I missed novel chat, and I've read maybe five Doctor Who books in as many years, but from the ones I have read, they are honestly great. I'm sure there's a lot of crap out there but I've been sticking pretty much to only the highly-rated stuff and it's been steering me right. It honestly doesn't compare at all to the Star Wars EU (something which I used to be shamefully intimately familiar with). While there were a handful of good books in that bunch, there was nothing which screamed "this is Star Wars." The New Adventures and Eighth Doctor Adventures have that in spades.

I just finished reading Alien Bodies and it is basically the perfect way to do an "adult" Doctor Who book. No sex, so putting companions in weird rapey situations. What's adult about it are its concepts (and a small but incredibly effective dose of body horror, which is pretty much the only thing that couldn't be done on TV). There's a more advanced version of a TARDIS which is just a human form which people step inside. She gets exploded at some point and there's a lengthy bit about her physically putting her memories back together. There's an exploration of Kroton society. There's musing on small changes in history adding up to big ones. There's a dig at the Raston Warrior Robot. There's a great characterization for Eight that nobody else has really tried doing. It is just really, really good. I'm kind of flummoxed at how good it is.

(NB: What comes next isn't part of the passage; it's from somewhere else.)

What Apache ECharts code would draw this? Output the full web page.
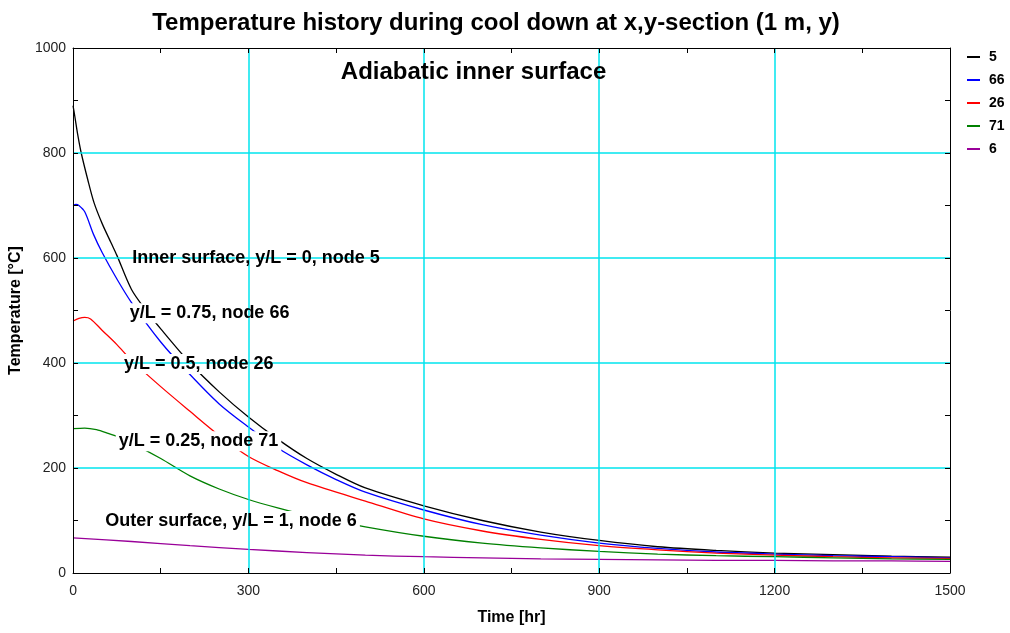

It's perhaps unsurprising given their audience, but one thing the books I've read do is dig pretty deep into continuity. There are references to probably a dozen different episodes in Alien Bodies alone, and I've not seen all the episodes. There's even a reference to the Metatraxi, who were supposed to appear in Season 27, but didn't actually turn up until Big Finish did their Season 27 stories, more than a decade after this book was published.

In short, if you read one Doctor Who book, Alien Bodies . Or Timewyrm: Exodus, that's also great.